Over the weekend of March 22-24, I had the pleasure of being involved in my fourth year of the California State Thespian Festival. This annual event, held for the last two years on the campus of Upland High School in Upland, CA, gathers high-school thespians from around the state for a weekend jam-packed with activities.
For student performers, there are Individual Events in a number of categories (monologue, duet acting scene, etc) as well as workshops taught by pros working in the business, allowing students an opportunity to hone their craft and get some insight to working in entertainment as a career. There are three All-Festival shows, where exemplary scenes from thespian troops around around the state are performed (dance, scenes, musicals, etc). And then there is the All-State show, where students work on a two-act presentation, under the mentorship of seasoned directors and choreographers; building a show in 2 days (from audition to rehearsal to tech to show), then performing it.
For student technicians, there are Individual Events in design, where techs can present their portfolios. Tech Challenge is a competition event where technicians try to best each others time in various competitions based on common practices in props, sound, costumes, and lighting. Student technicians run most of the three All-Festival performances. Interviews are conducted also for tech positions on the All-State show, which is completely run by student techs. This year there were a total of 9 students selected for the lighting crew (out of 38 interviewees): a student designer for each act and separate student followspot operators for the all-state acts and festival performances. These students go to rehearsals, meet with the directors and their student stage managers, and then run their shows. The design students each have a few hours after the rehearsal to design their act, utilizing a very well-equipped rig at the Highlander Auditorium. They each then sit with a programmer for 1.5 hours to get their show programmed. The following morning, the cast and crew get an hour and 15 minutes to tech and run their act. It is a challenging weekend, and is intended to give tech students a taste of what pulling off a real event is like, in an environment that is forgiving of their potential mistakes.
The tech students also attend workshops. Over the past few months I’ve been developing two new workshops and presented them both on Saturday. As each of these workshops is only 1.5 hours long, so the time to truly teach anything in depth doesn’t really exist. For the past few years, I’ve chosen instead to provide overviews for certain aspects of lighting, ask and answer questions, and inspire students to learn more after they return to school.

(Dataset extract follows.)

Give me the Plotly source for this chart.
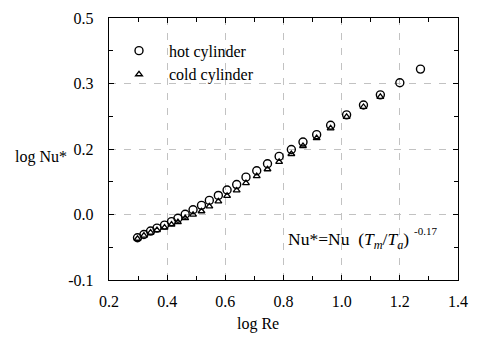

The first, “Introduction to Lighting Design”, is not exactly what you’d expect from the title (so I’m considering a new title the next time I do this one). This, however, is not an introduction to the nuts and bolts. We don’t cover how to draft a plot, for example. It’s more about the life of a lighting designer and what to expect from a design career, as well as all the places that you can work with an education in lighting design; hoping to get students to see outside the four walls of theatre.
The second is called “Everything Is Designed – Creativity and Collaboration in Entertainment Design”. Taking off from a recently published study about the important skills that art students learn and a recent survey of global CEO’s detailing the qualities they’re seeking most, this workshop discusses how to stoke your creative side. It then touches on the importance of collaboration and offers tips on how to be a good collaborator. It finishes up by providing an overview of all the areas of employment that are open to creatives who have a background in any aspect of entertainment design.
You never really know how new workshops are going to flow until you do them a few times so I’m making some tweaks but overall, I’m really happy with the base ideas and the students seemed to take away more knowledge and inspiration, which is the point after all!
This year, we also resurrected a tech talkback, where future techs and designers can ask questions of an assembled panel of industry veterans. We got a lot of great questions from future theater practicioners.
I saw lots of little light bulbs turning on this past weekend as students learned, made connections, and discovered new things about themselves and their art. Already looking forward to next year!